L’incident très médiatisé du "Sofa Gate” aura d’abord permis au grand public de constater de visu la rudesse et le caractère provocateur de l’actuel régime turc - sous la férule de Recep Tayyip Erdogan. Mais il aura aussi mis en lumière toute la faiblesse de la diplomatie européenne - tant sur la forme que sur le fond. Sur la forme on a pu constater une fois de plus toute l’ambiguité du système de représentation extérieure de l’UE tel qu’établi par le Traité de Lisbonne. Trois hauts responsables (au moins) sont chargés de cette fonction : les Présidents du Conseil européen et de la Commission ainsi que le Haut-Représentant. Selon les circonstances, ils peuvent l’exercer isolément ou collectivement. La souhaitable coordination de leurs initiatives (y compris sur le plan protocolaire …) et de leurs messages s’avère souvent aléatoire.
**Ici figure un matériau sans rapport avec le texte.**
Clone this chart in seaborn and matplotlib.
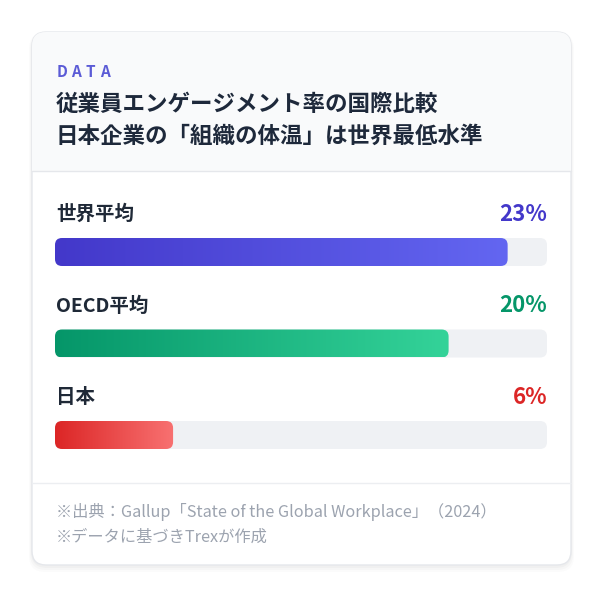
import matplotlib.pyplot as plt
import seaborn as sns
import numpy as np
from matplotlib.patches import FancyBboxPatch, Rectangle
from matplotlib.colors import LinearSegmentedColormap

# chart data
labels = ['世界平均', 'OECD平均', '日本']
rates = [23, 20, 6]
rate_texts = ['23%', '20%', '6%']
scale_max = 25

kicker = 'DATA'
title_lines = ['従業員エンゲージメント率の国際比較', '日本企業の「組織の体温」は世界最低水準']
notes = ['※出典：Gallup「State of the Global Workplace」（2024）', '※データに基づきTrexが作成']

gradients = [('#4338ca', '#6366f1'), ('#059669', '#34d399'), ('#dc2626', '#f87171')]
rate_colors = ['#4338ca', '#059669', '#dc2626']

sns.set_theme(style='white')
plt.rcParams['font.family'] = ['Noto Sans CJK JP', 'DejaVu Sans']

W, H = 606, 597
fig = plt.figure(figsize=(W / 100, H / 100), dpi=100)
fig.patch.set_facecolor('white')

# background axes in pixel coordinates for the card
bg = fig.add_axes([0, 0, 1, 1])
bg.set_xlim(0, W)
bg.set_ylim(H, 0)
bg.axis('off')

cx0, cy0, cx1, cy1 = 32, 32, 571, 565
for i, a in enumerate([0.025, 0.02, 0.015]):
    bg.add_patch(FancyBboxPatch((cx0 - 1 - i, cy0 + 1), cx1 - cx0 + 2 + 2 * i, cy1 - cy0 + 2 + 2 * i,
                                boxstyle='round,pad=0,rounding_size=16', fc='black', ec='none', alpha=a))
card = FancyBboxPatch((cx0, cy0), cx1 - cx0, cy1 - cy0, boxstyle='round,pad=0,rounding_size=14',
                      fc='white', ec='#e5e7eb', lw=1, zorder=1)
bg.add_patch(card)
header = Rectangle((cx0, cy0), cx1 - cx0, 171 - cy0, fc='#f9fafb', ec='none', zorder=1.5)
bg.add_patch(header)
header.set_clip_path(card)
bg.plot([cx0, cx1], [171, 171], color='#e5e7eb', lw=1, zorder=2)
bg.plot([cx0, cx1], [483, 483], color='#eceef1', lw=1, zorder=2)

# header texts
for k, ch in enumerate(kicker):
    bg.text(57 + k * 14.5, 72, ch, fontsize=11, fontweight='bold', color='#5b5bd6',
            va='center', ha='left', zorder=3)
for k, line in enumerate(title_lines):
    bg.text(56, 104 + k * 32, line, fontsize=16.2, fontweight='bold', color='#1e293b',
            va='center', ha='left', zorder=3)
for k, line in enumerate(notes):
    bg.text(56, 512 + k * 25, line, fontsize=11.7, color='#9ca3af',
            va='center', ha='left', zorder=3)

# bar axes
def px_axes(x0, y0, x1, y1):
    return fig.add_axes([x0 / W, 1 - y1 / H, (x1 - x0) / W, (y1 - y0) / H])

ax = px_axes(55, 200, 547, 470)
ax.patch.set_alpha(0)
bar_w = 28 / 91.5
sns.barplot(x=[scale_max] * len(labels), y=labels, orient='h', color='#eff1f4',
            width=bar_w, ax=ax, saturation=1)
sns.barplot(x=rates, y=labels, orient='h', color='#6366f1', width=bar_w, ax=ax, saturation=1)

px_per_x = 492 / scale_max
r_x = 7 / px_per_x
r_y = 7 / 91.5
n = len(labels)
patches = list(ax.patches)
for j, p in enumerate(patches):
    x, y, w, h = p.get_x(), p.get_y(), p.get_width(), p.get_height()
    p.set_visible(False)
    is_track = j < n
    fb = FancyBboxPatch((x, y), w, h, boxstyle=f'round,pad=0,rounding_size={r_x}',
                        mutation_aspect=r_y / r_x, ec='none',
                        fc='#eff1f4' if is_track else 'none', zorder=2)
    ax.add_patch(fb)
    if not is_track:
        i = j - n
        cmap = LinearSegmentedColormap.from_list(f'g{i}', gradients[i])
        im = ax.imshow(np.linspace(0, 1, 256).reshape(1, -1), cmap=cmap, aspect='auto',
                       extent=[x, x + w, y + h, y], zorder=3, interpolation='bilinear')
        im.set_clip_path(fb)

for i, (lab, txt) in enumerate(zip(labels, rate_texts)):
    ax.text(0.05, i - 0.41, lab, fontsize=14, fontweight='bold', color='#1f2937',
            va='center', ha='left')
    ax.text(scale_max, i - 0.41, txt, fontsize=16, fontweight='bold', color=rate_colors[i],
            va='center', ha='right')

ax.set_xlim(0, scale_max)
ax.set_ylim((470 - 252) / 91.5, -(252 - 200) / 91.5)
ax.axis('off')

fig.savefig('out.png', dpi=100)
Les précédents Présidents du Conseil européen et de la Commission avaient toutefois réussi à gérer tant bien que mal - en interne - cette coordination. Si bien que, à défaut de régler efficacement ce problème de dyarchie ou de triarchie, ils étaient parvenus à éviter qu’il affaiblisse ou même compromette l’action diplomatique de l’UE. Il n’en est pas de même avec l’actuel Président du Conseil européen qui manifeste un activisme surprenant sur la scène internationale (comme d’ailleurs sur certaines questions internes à l’ordre du jour du Conseil Européen). Activisme qui n’est pas toujours couronné de succès comme l’atteste par exemple l’échec relatif de ses dernières initiatives personnelles en Biélorussie, Géorgie ou Libye. . On se souvient d’ailleurs que M.Michel avait été choisi par ses “pairs” du Conseil européen en raison notamment de son habileté à dénouer - au moins provisoirement - les incessants conflits au sein de … la politique intérieure belge. Qualité qui ne le prédisposait pas de manière évidente à affronter les redoutables problèmes de relations internationales face à des dirigeants tels que MM. Erdogan ou Poutine. Nul doute que certains membres du Conseil lui-même n'aient donc été surpris par certaines de ces initiatives.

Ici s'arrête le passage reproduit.